Mais une politique des droits de l’homme.

Pour le fond. Réalisme ou utopie ?

Les voies de solution – sur le fond : notre comportement d’Etat – me paraissent aussi simples, mais elles demandent de l’énergie.




vis-à-vis d’Etats manifestement totalitaires, quoique d’apparence capitaliste, ce qui n’est pas nouveau (puisque leur centralisation politique est telle que des représailles commerciales peuvent être évoquées en cas de gestes leur déplaisant), nous pratiquons la non ingérence, mais avec un principe de réciprocité.

Nous ne nous mêlons pas, sauf dans le huis clos des conversations politiques ou diplomatiques, des répressions diverses mais nous n’approuvons pas le discours habituel sur les « réalités propres » à chaque pays exonérant les uns de ce qui est crime pour d’autres, et qui seraient mal comprises des dénonciateurs : nous sommes convaincus de l’unité du genre humain, de la maturité de chaque peuple et de chacun de ses citoyens, quel que soit le régime politique, économique ou la situation historique. Mais en revanche, nous faisons ce que nous voulons chez nous, nous accueillons qui nous voulons – en grande pompe, éventuellement – et nous accordons l’asile politique avec les droits et devoirs usuels, à qui nous le voulons.

Dans l’espèce chinoise, soyons factuels. Nous avons soutenu la Chine – version Pékin – aussi bien pour le siège au Conseil de sécurité que pour son refus de sécession de Taïwan. En revanche, le Dalaï-Lama, quelles que soient ses concessions depuis un an qui ne seront sans doute pas avalisées par son peuple et par son successeur, n’est pas seulement un chef spirituel, il est le souverain d’un Etat dont le statut international n’est sans doute pas clair, mais pas non plus tranché. Même seulement autonome, un Etat est un Etat.
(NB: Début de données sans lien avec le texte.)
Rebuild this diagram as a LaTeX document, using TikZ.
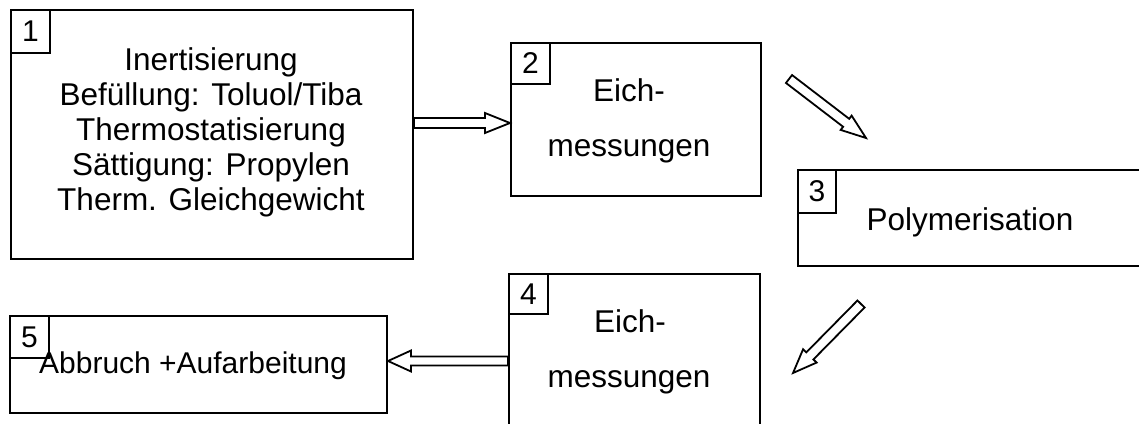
\documentclass[tikz,border=0pt]{standalone}
\usepackage{fontspec}
\setmainfont{Liberation Sans}
\usetikzlibrary{calc}
\tikzset{
  frame/.style={draw, line width=2pt, anchor=north west, inner sep=0pt},
  tag/.style={draw, line width=1.8pt, anchor=north west, inner sep=0pt,
    minimum width=39pt, font=\fontsize{30}{30}\selectfont},
  body/.style={anchor=base, inner sep=0pt, font=\fontsize{31.5}{35}\selectfont},
  hollow/.style={draw, line width=1.8pt, line join=miter, fill=white},
}
% hollow block arrow: tail, tip, shaft half-width, head half-width, head length
\newcommand\hollowarrow[5]{%
  \coordinate (ha) at ($(#2)!#5!(#1)$);
  \draw[hollow] ($(#1)!#3!90:(#2)$) -- ($(ha)!#3!90:(#2)$) -- ($(ha)!#4!90:(#2)$)
    -- (#2) -- ($(ha)!#4!-90:(#2)$) -- ($(ha)!#3!-90:(#2)$) -- ($(#1)!#3!-90:(#2)$) -- cycle;
}
\begin{document}
\begin{tikzpicture}[x=1pt,y=-1pt]
\useasboundingbox (0,0) rectangle (1139,423);
\clip (0,0) rectangle (1139,423);

% process boxes
\node[frame, minimum width=402pt, minimum height=249pt] (b1) at (10,9) {};
\node[frame, minimum width=250pt, minimum height=153pt] (b2) at (510,42) {};
\node[frame, minimum width=380pt, minimum height=96pt] (b3) at (797,169) {};
\node[frame, minimum width=251pt, minimum height=170pt] (b4) at (508,273) {};
\node[frame, minimum width=377pt, minimum height=97pt] (b5) at (9,315) {};

% step numbers
\node[tag, minimum height=43pt] (k1) at (b1.north west) {1};
\node[tag, minimum height=41pt] (k2) at (b2.north west) {2};
\node[tag, minimum width=38pt, minimum height=43pt] (k3) at (b3.north west) {3};
\node[tag, minimum height=40pt] (k4) at (b4.north west) {4};
\node[tag, minimum height=42pt] (k5) at (b5.north west) {5};

% step descriptions
\node[body] (t1a) at (211,70) {Inertisierung};
\node[body] (t1b) at (211,105) {Befüllung: Toluol/Tiba};
\node[body] (t1c) at (211,140) {Thermostatisierung};
\node[body] (t1d) at (211,175) {Sättigung: Propylen};
\node[body] (t1e) at (211,210) {Therm. Gleichgewicht};
\node[body] (t2a) at (629,101) {Eich-};
\node[body] (t2b) at (629,156) {messungen};
\node[body] (t3) at (970,230) {Polymerisation};
\node[body] (t4a) at (630,332) {Eich-};
\node[body] (t4b) at (629,387) {messungen};
\node[body, font=\fontsize{30}{34}\selectfont] (t5) at (193,373) {Abbruch +Aufarbeitung};

% flow arrows
\coordinate (e12) at ($(b2.west)+(0,3.5)$);
\coordinate (s12) at (b1.east |- e12);
\hollowarrow{s12}{e12}{5pt}{10pt}{25pt}

\coordinate (s23) at (789,79);
\coordinate (e23) at (866,138);
\hollowarrow{s23}{e23}{5pt}{9pt}{25pt}

\coordinate (s34) at (861,304);
\coordinate (e34) at (793,373);
\hollowarrow{s34}{e34}{5pt}{9.5pt}{24pt}

\coordinate (e45) at ($(b5.east)+(0,-3.5)$);
\coordinate (s45) at (b4.west |- e45);
\hollowarrow{s45}{e45}{4.5pt}{10.5pt}{23pt}
\end{tikzpicture}
\end{document}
les leçons aux autres valent d’abord pour nous-mêmes. L’expérience est quotidienne pour ceux qui représentent la France, à l’étranger, notamment en Afrique où nous prodiguons les conseils de bonne gouvernance… qui sommes-nous pour les donner ? sommes-nous irréprochables ? exposé des motifs de notre récente révision constitutionnelle.

Les droits de l’homme, la dignité humaine chez nous. Vincennes (le Bois des promeneurs comme les camps de rétention), la rue de la Banque… et l’effectivité des promesses de re-logement, le logement social en France et l’application des pourcentages légaux par communes…

S’agissant de l’immigration clandestine, qui ne cessera pas, l’européisation des normes de dissuasion et de répression, les accords franco-africains bilatéraux ne sont que des habillages. Ils ne trompent que ceux qui ne vivent pas la question – c’est-à-dire ne sont pas eux-mêmes clandestins, ou ne sont pas amenés, souvent de fil en aiguille à aider ces sans-papiers ou à se porter caution. Il me semble que – là et là seulement – doit jouer une double politique, celle de l’affichage d’une réglementation répressive destinée à impressionner le dehors, mais une fois le fait accompli une politique de compassion, très ajustée et personnalisée, est seule digne de nous. Politique de compassion qui condamne nos pratiques carcérales pour les irréguliers.

S’agissant des privations de liberté juridictionnellement décidées, la situation française fait honte. Les procédures de prison préventive et plus encore les dispositions nouvelles pour des incarcérations à vie ne sont pas dignes de nous. Les peines sont en elles-mêmes des peines, il est illégal d’y ajouter, notamment par la promiscuité, l’inconfort et même la dangerosité qui – de fait – les assortissent.

Payons d’exemple chez nous – pour les droits de l’homme – et, vis-à-vis des autres, soyons libres d’agir et de parler, d’accueillir, de recevoir, d’honorer, comme nous le voulons, chez nous.

Alors, une militance mieux fondée. Celle de continuer à contribuer à la codification de la protection et de la reconnaissance des droits de l’homme, et – avec persévérance – d’amener le maximum de signataires à ces textes, comme nous l’avons fait, avec nos partenaires, pour la paix après les guerres, pour la non-prolifération des armes nucléaires, comme nous le tentons avec d’autres à propos des crimes contre l’humanité et des crimes de guerre. Et à terme, parvenir, comme cela se pratique en Europe, à des juridictions internationales des droits de l’homme. L’édifice ne trouvant sa cohérence et son efficacité qu’à deux conditions d’organisation ultime : le recours possible dans la vie intérieure des Etats à ces textes de droit international, recours devant tous trbunaux domestiques avec appel possible à ces futures juridictions internationales.

La gouvernance mondiale – climatique, financière, économique et pour la paix et l’amenuisement des inégalités entre peuples – pourrait commencer par les droits de l’homme.

Militance, cohérence et non pas affichage.